From 49fd5f3c0737ffc6b8e75d52c00cea86c230f08c Mon Sep 17 00:00:00 2001
From: LawyZheng <lawyzheng1106@gmail.com>
Date: Wed, 29 Oct 2025 12:36:44 +0800
Subject: [PATCH] skip msedge download hub page (#3844)

---
 skyvern/webeye/browser_factory.py | 34 +++++++++++++++++++++++--------
 1 file changed, 25 insertions(+), 9 deletions(-)

diff --git a/skyvern/webeye/browser_factory.py b/skyvern/webeye/browser_factory.py
index a697ee55..c914c4dd 100644
--- a/skyvern/webeye/browser_factory.py
+++ b/skyvern/webeye/browser_factory.py
@@ -690,13 +690,9 @@ class BrowserState:
             page: Page | None = None
             use_existing_page = False
             if browser_address and len(self.browser_context.pages) > 0:
-                pages = [
-                    http_page
-                    for http_page in self.browser_context.pages
-                    if http_page.url == "about:blank" or urlparse(http_page.url).scheme in ["http", "https"]
-                ]
+                pages = await self.list_valid_pages()
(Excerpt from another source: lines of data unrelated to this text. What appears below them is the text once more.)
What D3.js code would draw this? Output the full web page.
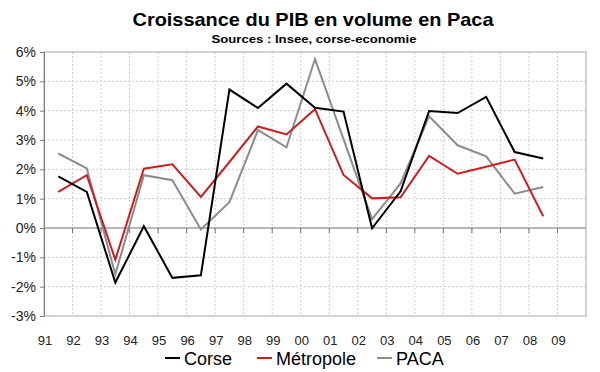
<!DOCTYPE html>
<html><head><meta charset="utf-8">
<script src="https://cdn.jsdelivr.net/npm/d3@7"></script>
<style>body{margin:0;background:#fff}svg{display:block}</style>
</head><body>
<svg id="c" width="600" height="372"></svg>
<script>
// ---- data ----
const years = ["91","92","93","94","95","96","97","98","99","00","01","02","03","04","05","06","07","08","09"];
const dataYears = ["91","92","93","94","95","96","97","98","99","00","01","02","03","04","05","06","07","08"];
const corse     = [1.76, 1.23, -1.86, 0.06, -1.70, -1.61, 4.72, 4.09, 4.92, 4.10, 3.97, -0.01, 1.25, 3.99, 3.92, 4.47, 2.59, 2.37];
const metropole = [1.23, 1.80, -1.08, 2.02, 2.17, 1.06, 2.25, 3.46, 3.19, 4.05, 1.81, 1.01, 1.05, 2.46, 1.85, 2.09, 2.33, 0.40];
const paca      = [2.54, 2.03, -1.58, 1.80, 1.63, -0.05, 0.88, 3.34, 2.75, 5.76, 3.03, 0.30, 1.52, 3.81, 2.82, 2.44, 1.17, 1.40];
const yTicks = [-3, -2, -1, 0, 1, 2, 3, 4, 5, 6];
const seriesNames = ["Corse", "Métropole", "PACA"];
const seriesColors = ["#000000", "#cc1f1f", "#8c8c8c"];
const title = "Croissance du PIB en volume en Paca";
const subtitle = "Sources : Insee, corse-economie";

// ---- layout ----
const svg = d3.select("#c");
const L = 44, R = 586, T = 52, B = 316;
const x = d3.scaleBand().domain(years).range([L, R]).padding(0);
const y = d3.scaleLinear().domain([-3, 6]).range([B, T]);
const font = "'Liberation Sans', Arial, sans-serif";

svg.append("rect").attr("width", 600).attr("height", 372).attr("fill", "#fff");

// grid
const g = svg.append("g");
g.selectAll("line.hg").data(yTicks.filter(d => d !== 0 && d !== -3 && d !== 6)).join("line")
  .attr("x1", L).attr("x2", R).attr("y1", d => y(d)).attr("y2", d => y(d))
  .attr("stroke", "#cccccc").attr("stroke-width", 1).attr("stroke-dasharray", "2,2");
g.selectAll("line.vg").data(years.slice(1)).join("line")
  .attr("x1", d => x(d)).attr("x2", d => x(d)).attr("y1", T).attr("y2", B)
  .attr("stroke", "#cccccc").attr("stroke-width", 1).attr("stroke-dasharray", "2,2");

// plot border
svg.append("rect").attr("x", L).attr("y", T).attr("width", R - L).attr("height", B - T)
  .attr("fill", "none").attr("stroke", "#a6a6a6").attr("stroke-width", 1);

// y axis
const yAxis = svg.append("g").attr("transform", `translate(${L},0)`)
  .call(d3.axisLeft(y).tickValues(yTicks).tickSize(4).tickFormat(d => d + "%"));
yAxis.select(".domain").attr("stroke", "#808080");
yAxis.selectAll(".tick line").attr("stroke", "#808080");
yAxis.selectAll("text").attr("font-family", font).attr("font-size", 14).attr("fill", "#222").attr("dx", -1);

// zero line with ticks
svg.append("line").attr("x1", L).attr("x2", R).attr("y1", y(0)).attr("y2", y(0))
  .attr("stroke", "#707070").attr("stroke-width", 1.2);
svg.selectAll("line.xt").data(years.slice(1)).join("line")
  .attr("x1", d => x(d)).attr("x2", d => x(d)).attr("y1", y(0)).attr("y2", y(0) + 5)
  .attr("stroke", "#707070").attr("stroke-width", 1);

// x labels
svg.selectAll("text.xl").data(years).join("text")
  .attr("x", d => x(d) + 1).attr("y", 345)
  .attr("text-anchor", "middle").attr("font-family", font).attr("font-size", 13).attr("fill", "#222")
  .text(d => d);

// lines
const allSeries = [corse, metropole, paca];
const line = d3.line().x((d, i) => x(dataYears[i]) + x.bandwidth() / 2).y(d => y(d));
[2, 1, 0].forEach(k => {
  svg.append("path").datum(allSeries[k]).attr("d", line)
    .attr("fill", "none").attr("stroke", seriesColors[k]).attr("stroke-width", 2)
    .attr("stroke-linejoin", "miter");
});

// title
svg.append("text").attr("x", 313).attr("y", 25.7).attr("text-anchor", "middle")
  .attr("font-family", font).attr("font-weight", "bold").attr("font-size", 19).attr("fill", "#000")
  .attr("textLength", 361).attr("lengthAdjust", "spacingAndGlyphs")
  .text(title);
svg.append("text").attr("x", 314).attr("y", 42.5).attr("text-anchor", "middle")
  .attr("font-family", font).attr("font-weight", "bold").attr("font-size", 11).attr("fill", "#000")
  .attr("textLength", 205).attr("lengthAdjust", "spacingAndGlyphs")
  .text(subtitle);

// legend
const legX = [165, 257, 377];
const leg = svg.selectAll("g.leg").data(seriesNames).join("g")
  .attr("transform", (d, i) => `translate(${legX[i]},358)`);
leg.append("line").attr("x1", 0).attr("x2", 15).attr("y1", 0).attr("y2", 0)
  .attr("stroke", (d, i) => seriesColors[i]).attr("stroke-width", 2);
leg.append("text").attr("x", 19).attr("y", 6.5).attr("font-family", font).attr("font-size", 18)
  .attr("fill", "#000").text(d => d);
</script>
</body></html>
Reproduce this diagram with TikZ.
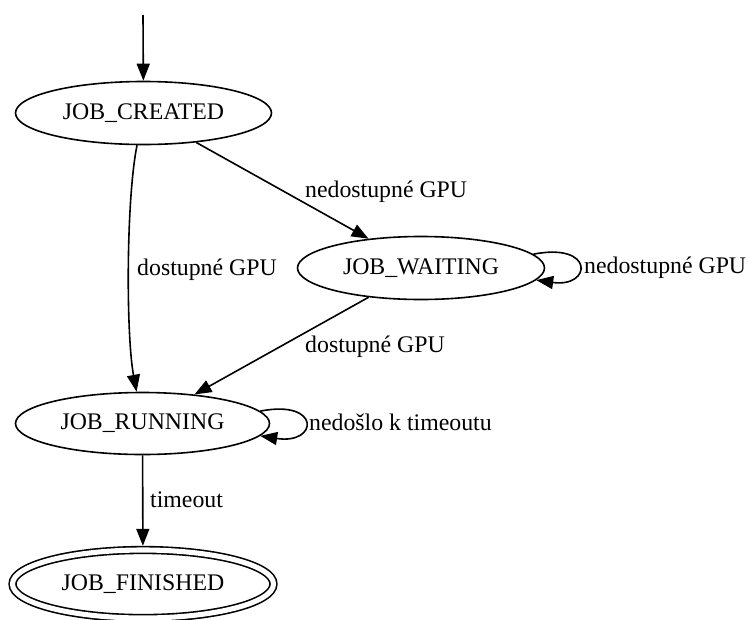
\documentclass[tikz,border=0pt]{standalone}
\usepackage{fontspec}
\setmainfont{Liberation Serif}
\usetikzlibrary{shapes.geometric,arrows.meta}
\tikzset{
  txt/.style={font=\fontsize{23.8}{28}\selectfont},
  state/.style={txt, ellipse, draw, line width=1.6pt, inner sep=0pt},
  edge/.style={line width=1.6pt, -{Triangle[length=17pt,width=13pt]}},
  lab/.style={txt, inner sep=0pt, anchor=base west},
}
\begin{document}
\begin{tikzpicture}[x=1pt,y=-1pt]
\useasboundingbox (0,0) rectangle (749,619);
\coordinate (start) at (143,15);
\node[state, minimum width=256pt, minimum height=63pt] (C) at (143.5,113) {JOB\_CREATED};
\node[state, minimum width=247pt, minimum height=63pt] (W) at (421,268) {JOB\_WAITING};
\node[state, minimum width=254pt, minimum height=62pt] (R) at (142.5,423.5) {JOB\_RUNNING};
\node[state, double, double distance=5.1pt, minimum width=261pt, minimum height=68pt, outer sep=4.2pt] (F) at (143,584) {JOB\_FINISHED};

\draw[edge] (start) -- (C);
\draw[edge] (C) -- (W);
\draw[edge] (C) .. controls (126,200) and (126,335) .. (R);
\draw[edge] (W) -- (R);
\draw[edge] (W.7.8) .. controls (595,242) and (592,288) .. (W.-6.6);
\draw[edge] (R.6.7) .. controls (321.5,399) and (318.5,445) .. (R.-6.7);
\draw[edge] (R) -- (F);

\node[lab] (lcr) at (137,275) {dostupné GPU};
\node[lab] (lcw) at (305,197) {nedostupné GPU};
\node[lab] (lww) at (584,273) {nedostupné GPU};
\node[lab] (lwr) at (305,352) {dostupné GPU};
\node[lab] (lrr) at (309,430) {nedošlo k timeoutu};
\node[lab] (lrf) at (150,507) {timeout};
\end{tikzpicture}
\end{document}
                 if len(pages) > 0:
-                    page = pages[0]
+                    page = pages[-1]
                     use_existing_page = True
             if page is None:
                 page = await self.browser_context.new_page()
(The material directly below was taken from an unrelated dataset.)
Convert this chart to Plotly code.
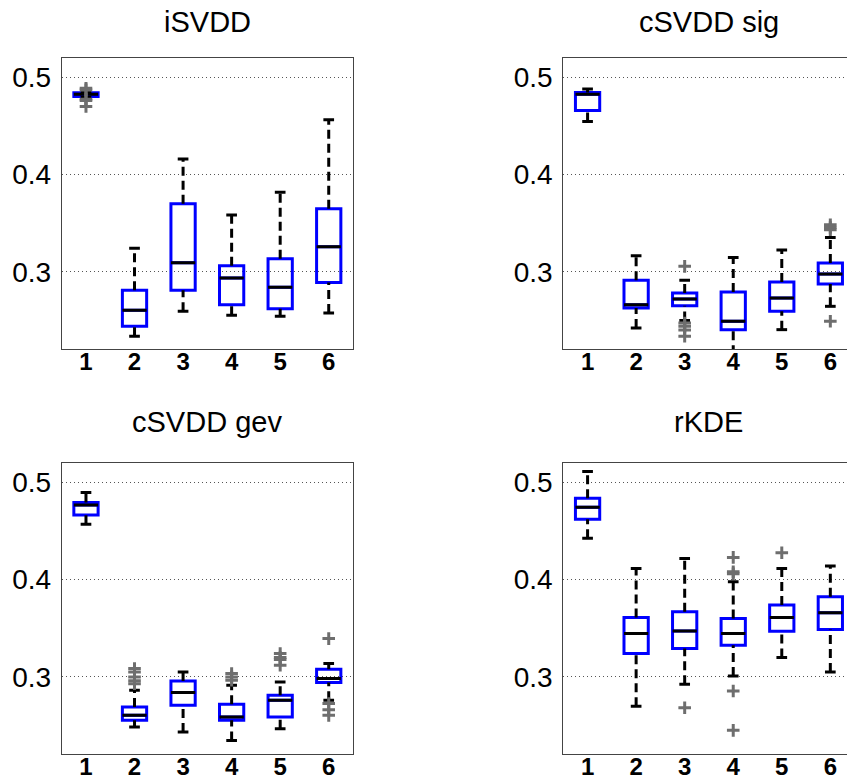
import plotly.graph_objects as go

W, H = 847, 777

groups = [1, 2, 3, 4, 5, 6]
tick_labels = ["1", "2", "3", "4", "5", "6"]
y_ticks = [0.3, 0.4, 0.5]
y_tick_labels = ["0.3", "0.4", "0.5"]
titles = ["iSVDD", "cSVDD sig", "cSVDD gev", "rKDE"]

# iSVDD
isvdd_low = [0.4795, 0.2336, 0.2592, 0.2551, 0.2541, 0.2575]
isvdd_q1 = [0.4801, 0.2438, 0.2808, 0.2661, 0.2620, 0.2890]
isvdd_med = [0.4825, 0.2603, 0.3092, 0.2935, 0.2839, 0.3257]
isvdd_q3 = [0.4840, 0.2808, 0.3699, 0.3062, 0.3134, 0.3647]
isvdd_high = [0.4850, 0.3240, 0.4158, 0.3582, 0.3818, 0.4562]
isvdd_out = [[0.4887, 0.4870, 0.4775, 0.4760, 0.4699], [], [], [], [], []]

# cSVDD sig
sig_low = [0.4545, 0.2421, 0.2497, 0.2150, 0.2404, 0.2644]
sig_q1 = [0.4658, 0.2627, 0.2651, 0.2404, 0.2592, 0.2873]
sig_med = [0.4825, 0.2661, 0.2719, 0.2490, 0.2729, 0.2976]
sig_q3 = [0.4842, 0.2911, 0.2781, 0.2791, 0.2894, 0.3089]
sig_high = [0.4880, 0.3164, 0.2911, 0.3147, 0.3223, 0.3353]
sig_out = [[], [], [0.3055, 0.2473, 0.2440, 0.2400, 0.2336], [], [],
           [0.3483, 0.3455, 0.3432, 0.2490]]

# cSVDD gev
gev_low = [0.4568, 0.2485, 0.2434, 0.2348, 0.2468, 0.2760]
gev_q1 = [0.4664, 0.2554, 0.2708, 0.2554, 0.2588, 0.2942]
gev_med = [0.4767, 0.2605, 0.2839, 0.2588, 0.2760, 0.2983]
gev_q3 = [0.4791, 0.2691, 0.2959, 0.2719, 0.2811, 0.3079]
gev_high = [0.4894, 0.2863, 0.3051, 0.2914, 0.2949, 0.3137]
gev_out = [[], [0.3086, 0.3050, 0.3000, 0.2960, 0.2930], [],
           [0.3034, 0.3000, 0.2966], [0.3240, 0.3200, 0.3180, 0.3120],
           [0.3394, 0.2726, 0.2664, 0.2605]]

# rKDE
rkde_low = [0.4424, 0.2698, 0.2925, 0.3010, 0.3199, 0.3051]
rkde_q1 = [0.4620, 0.3240, 0.3292, 0.3326, 0.3470, 0.3487]
rkde_med = [0.4743, 0.3446, 0.3473, 0.3446, 0.3611, 0.3659]
rkde_q3 = [0.4835, 0.3611, 0.3669, 0.3600, 0.3738, 0.3823]
rkde_high = [0.5110, 0.4115, 0.4218, 0.3978, 0.4115, 0.4139]
rkde_out = [[], [], [0.2684], [0.4228, 0.4080, 0.4060, 0.2856, 0.2451],
            [0.4276], []]

panels = [
    (isvdd_low, isvdd_q1, isvdd_med, isvdd_q3, isvdd_high, isvdd_out),
    (sig_low, sig_q1, sig_med, sig_q3, sig_high, sig_out),
    (gev_low, gev_q1, gev_med, gev_q3, gev_high, gev_out),
    (rkde_low, rkde_q1, rkde_med, rkde_q3, rkde_high, rkde_out),
]

BLUE = "#0000ff"
GREY = "#6e6e6e"
BOX_W = 0.5
CAP_HW = 0.11

px_per_unit = 291.3 / 6.0
left_dom_px = (61.7, 353.0)
right_dom_px = (563.3, 847.0)
top_dom_px = (58.3, 349.0)
bot_dom_px = (463.3, 754.3)


def xd(p):
    return [p[0] / W, p[1] / W]


def yd(p):
    return [1 - p[1] / H, 1 - p[0] / H]


right_xmax = 0.5 + (right_dom_px[1] - right_dom_px[0]) / px_per_unit

layouts = [
    (xd(left_dom_px), yd(top_dom_px), [0.5, 6.5], True),
    (xd(right_dom_px), yd(top_dom_px), [0.5, right_xmax], False),
    (xd(left_dom_px), yd(bot_dom_px), [0.5, 6.5], True),
    (xd(right_dom_px), yd(bot_dom_px), [0.5, right_xmax], False),
]

fig = go.Figure()

for i, (low, q1, med, q3, high, out) in enumerate(panels):
    n = "" if i == 0 else str(i + 1)
    xa, ya = "x" + n, "y" + n

    fig.add_trace(go.Box(
        x=groups, q1=q1, median=med, q3=q3, lowerfence=q1, upperfence=q3,
        width=BOX_W, line=dict(color=BLUE, width=3),
        fillcolor="rgba(0,0,0,0)", xaxis=xa, yaxis=ya, showlegend=False,
        hoverinfo="skip"))

    wx, wy = [], []
    for g, lo, a, b, hi in zip(groups, low, q1, q3, high):
        wx += [g, g, None, g, g, None]
        wy += [b, hi, None, lo, a, None]
    fig.add_trace(go.Scatter(
        x=wx, y=wy, mode="lines", xaxis=xa, yaxis=ya, showlegend=False,
        line=dict(color="black", width=3, dash="9px,5px"), hoverinfo="skip"))

    cx, cy = [], []
    for g, lo, hi in zip(groups, low, high):
        cx += [g - CAP_HW, g + CAP_HW, None, g - CAP_HW, g + CAP_HW, None]
        cy += [hi, hi, None, lo, lo, None]
    fig.add_trace(go.Scatter(
        x=cx, y=cy, mode="lines", xaxis=xa, yaxis=ya, showlegend=False,
        line=dict(color="black", width=3), hoverinfo="skip"))

    mx, my = [], []
    for g, m in zip(groups, med):
        mx += [g - BOX_W / 2, g + BOX_W / 2, None]
        my += [m, m, None]
    fig.add_trace(go.Scatter(
        x=mx, y=my, mode="lines", xaxis=xa, yaxis=ya, showlegend=False,
        line=dict(color="black", width=3), hoverinfo="skip"))

    ox, oy = [], []
    for g, vals in zip(groups, out):
        for v in vals:
            ox.append(g)
            oy.append(v)
    fig.add_trace(go.Scatter(
        x=ox, y=oy, mode="markers", xaxis=xa, yaxis=ya, showlegend=False,
        marker=dict(symbol="cross-thin", size=9,
                    line=dict(color=GREY, width=3)), hoverinfo="skip"))

layout = dict(
    width=W, height=H, margin=dict(l=0, r=0, t=0, b=0),
    paper_bgcolor="white", plot_bgcolor="white",
    font=dict(family="Liberation Sans, Arial, sans-serif", color="black"),
)
annotations = []
for i, (xdom, ydom, xr, has_right) in enumerate(layouts):
    n = "" if i == 0 else str(i + 1)
    layout["xaxis" + n] = dict(
        domain=xdom, range=xr, anchor="y" + n, tickvals=groups,
        ticktext=["<b>" + t + "</b>" for t in tick_labels],
        tickfont=dict(size=24, color="black"), ticks="",
        ticklabelstandoff=-9, showgrid=False, automargin=False,
        zeroline=False, showline=True, linecolor="#444", linewidth=1,
        mirror=True, fixedrange=True)
    layout["yaxis" + n] = dict(
        domain=ydom, range=[0.2205, 0.5195], anchor="x" + n,
        tickvals=y_ticks, ticktext=y_tick_labels,
        tickfont=dict(size=28, color="black"), ticks="",
        ticklabelstandoff=4, automargin=False,
        showgrid=True, gridcolor="#555", griddash="1px,3px", gridwidth=1,
        zeroline=False, showline=True, linecolor="#444", linewidth=1,
        mirror=has_right, fixedrange=True)
    cx_px = (xdom[0] * W) + px_per_unit * 3.0
    ty = 22 if i < 2 else 422
    annotations.append(dict(
        text=titles[i], x=cx_px / W, y=1 - ty / H, xref="paper",
        yref="paper", xanchor="center", yanchor="middle", showarrow=False,
        font=dict(size=29, color="black")))

layout["annotations"] = annotations
fig.update_layout(**layout)
fig.write_html("out.html",
               config={"displayModeBar": False, "staticPlot": True},
               post_script="document.body.style.margin='0';"
                           "document.body.style.overflow='hidden';")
@@ -749,15 +745,35 @@ class BrowserState:
     async def get_working_page(self) -> Page | None:
         # HACK: currently, assuming the last page is always the working page.
         # Need to refactor this logic when we want to manipulate multi pages together
-        if self.__page is None or self.browser_context is None or len(self.browser_context.pages) == 0:
+        # TODO: do not use index of pages, it should be more robust if we want to fully support multi pages manipulation
+        if self.__page is None or self.browser_context is None:
             return None
 
-        last_page = self.browser_context.pages[-1]
+        # pick the last and http/https page as the working page
+        pages = await self.list_valid_pages()
+        if len(pages) == 0:
+            LOG.info("No http, https or blank page found in the browser context, return None")
+            return None
+
+        last_page = pages[-1]
         if self.__page == last_page:
             return self.__page
-        await self.set_working_page(last_page, len(self.browser_context.pages) - 1)
+        await self.set_working_page(last_page, len(pages) - 1)
         return last_page
 
+    async def list_valid_pages(self) -> list[Page]:
+        # List all valid pages(blank page, and http/https page) in the browser context
+        # MSEdge CDP bug(?)
+        # when using CDP connect to a MSEdge, the download hub will be included in the context.pages
+        if self.browser_context is None:
+            return []
+
+        return [
+            http_page
+            for http_page in self.browser_context.pages
+            if http_page.url == "about:blank" or urlparse(http_page.url).scheme in ["http", "https"]
+        ]
+
     async def validate_browser_context(self, page: Page) -> bool:
         # validate the content
         try: